The decision by Fitch and Moody’s to downgrade the country further is a painful one. The downgrade will not only have immediate implications for our borrowing costs, it will also constrain our fiscal framework” Tito Mboweni, South African Minister of Finance.
Once the government’s cost of borrowing increases, they are two possible outcomes for how the government will respond. The first is to focus on increasing revenue. Given that the main revenue base for the government is taxation this would directly translate to either an increase in already existing taxes or an additional tax levy.
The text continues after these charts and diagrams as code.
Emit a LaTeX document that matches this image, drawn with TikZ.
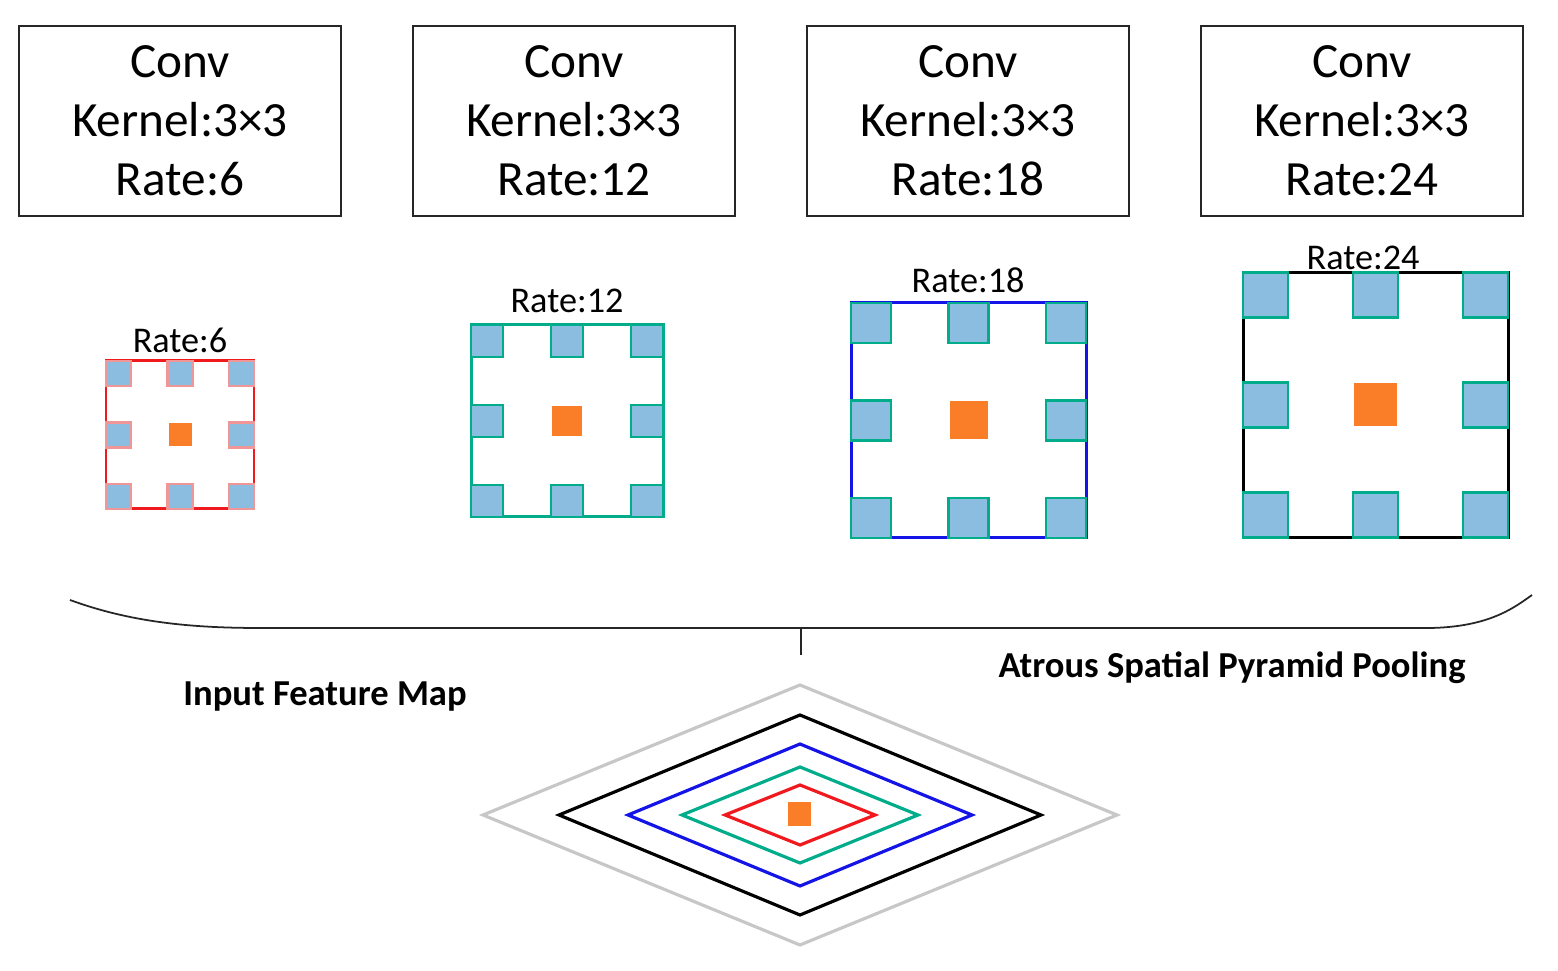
\documentclass[tikz,border=0pt]{standalone}
\usepackage{fontspec}
\setmainfont{Carlito}
\usetikzlibrary{positioning}
\definecolor{tapblue}{RGB}{138,189,224}
\definecolor{taporange}{RGB}{250,126,40}
\definecolor{tapgreen}{RGB}{0,172,138}
\definecolor{tappink}{RGB}{240,150,150}
\definecolor{rateblue}{RGB}{20,20,230}
\definecolor{ratered}{RGB}{240,25,30}
\tikzstyle{conv box}=[draw=black!85,line width=0.5pt,minimum width=3.22cm,minimum height=1.9cm,inner sep=0pt,align=center,font=\fontsize{14}{16.8}\selectfont]
\tikzstyle{rate label}=[anchor=base,inner sep=0pt,font=\fontsize{10.3}{12}\selectfont]
\tikzstyle{big label}=[inner sep=0pt,font=\bfseries\fontsize{10.4}{12}\selectfont]
\tikzstyle{kernel frame}=[line width=0.85pt]
\tikzstyle{tap}=[fill=tapblue,line width=0.6pt]
\tikzstyle{ring}=[line width=0.9pt]
\tikzstyle{brace line}=[draw=black!85,line width=0.5pt]

\begin{document}
\begin{tikzpicture}[x=0.01cm,y=-0.01cm]
    \useasboundingbox (0,0) rectangle (1558,971);

    % Conv boxes along the top
    \foreach \x/\r in {180/6, 574/12, 968/18, 1362/24}
        \node[conv box] (conv\r) at (\x,121) {Conv\\Kernel:3×3\\Rate:\r};

    % Kernel grids: centre, half size, tap size, colours, rate, label
    \foreach \cx/\cy/\h/\s/\col/\bd/\r/\lx/\ly in {180/435/74/25/ratered/tappink/6/180/353,
        567/421/96/32/tapgreen/tapgreen/12/567/313,
        968.5/420.5/117.5/40/rateblue/tapgreen/18/968/293,
        1375.5/405/132.5/45/black/tapgreen/24/1363/270} {
        \draw[kernel frame,\col] ({\cx-\h},{\cy-\h}) rectangle ({\cx+\h},{\cy+\h});
        \foreach \i/\j in {-1/-1, 0/-1, 1/-1, -1/0, 1/0, -1/1, 0/1, 1/1}
            \filldraw[tap,draw=\bd] ({\cx+\i*(\h-\s/2)-\s/2},{\cy+\j*(\h-\s/2)-\s/2}) rectangle ++(\s,\s);
        \fill[taporange] ({\cx-\s/2+1},{\cy-\s/2+1}) rectangle ++({\s-2},{\s-2});
        \node[rate label] (rate\r) at (\lx,\ly) {Rate:\r};
    }

    % Brace under the grids
    \coordinate (brace tip) at (801,628);
    \coordinate (brace end) at (801,655);
    \path[brace line] (70,600) .. controls (130,622) and (190,628) .. (260,628)
        -- (1430,628) .. controls (1490,627) and (1515,607) .. (1532,595);
    \path[brace line] (brace tip) -- (brace end);

    \node[big label] (aspp) at (1232,668) {Atrous Spatial Pyramid Pooling};
    \node[big label] (input) at (325,697) {Input Feature Map};

    % Input feature map with the nested fields of view
    \coordinate (fm) at (800,815);
    \foreach \w/\hh/\col in {317/130/black!22, 241/100/black, 172/71/rateblue, 118/48/tapgreen, 75/30/ratered}
        \draw[ring,\col] ({800-\w},815) -- (800,{815-\hh}) -- ({800+\w},815) -- (800,{815+\hh}) -- cycle;
    \fill[taporange] (788,802) rectangle (811,826);
\end{tikzpicture}
\end{document}
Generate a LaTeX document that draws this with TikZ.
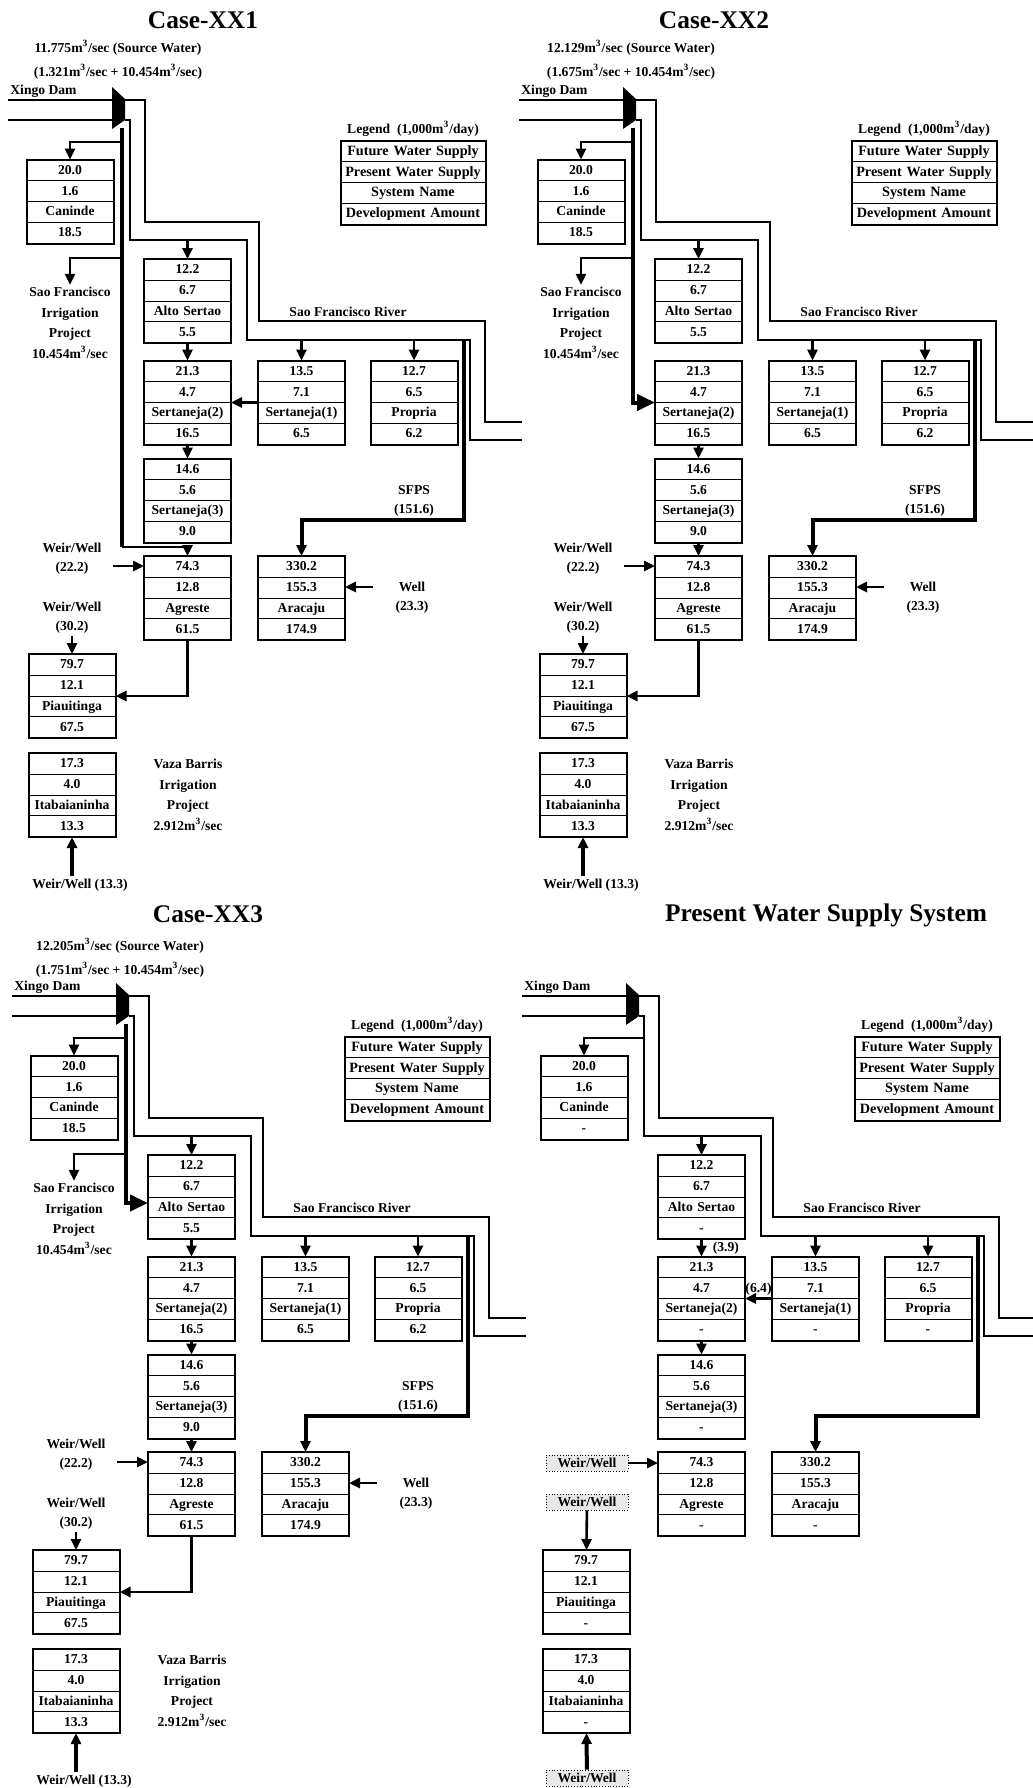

The other option the government may pursue is to cut spending. This would mean making cuts on both government-related and social expenditure. The extent to which this will be achievable is in question. This is because firstly, COVID affected livelihoods at the household level, prompting the need for government intervention in protecting the livelihoods of its citizens. Secondly, populist policies will usually drive continued spending, given that the populace has a propensity toward protest it would be very difficult to cull spending. Finally, unemployment is on the rise in the country and therefore the government spend on social services will be difficult to curtail.
Reduced asset values
For the general population, this higher cost of borrowing translates to a lowering of value in financial assets like savings and retirement plans, a higher cost of individual borrowing, and ultimately a decrease in disposable income. In light of the current state of affairs where many people have been made redundant and unemployment is on the rise, this poses a significant challenge for individuals in the country. This may translate to decreasing livelihoods and standards of living.
These downgrades imply an increasing cost of borrowing and a rising cost structure. This would either see small business players transferring the additional cost of doing business to the consumer or a significant reduction in the bottom line as companies fail to cope with the rising expenditure side.
As the cost of borrowing increases, it directly affects the value of local currency causing a depreciation against major currencies. As the value of the rand decreases so does the cost of importing critical supplies such as oil into the country. This will directly translate to increased costs of other commodities and rising inflation rates. This affects business, ordinary people, and the government fiscus.
In conclusion, the COVID-19 pandemic’s effects on the South African economy have been tremendous. Apart from directly impacting lives and livelihoods, the pandemic is rearing its ugly head into credit and debt accessibility both nationally and internationally as evidenced by these lowering credit ratings. These ratings have a direct impact on both fiscus and individuals and cast a negative shadow over South Africa’s economy.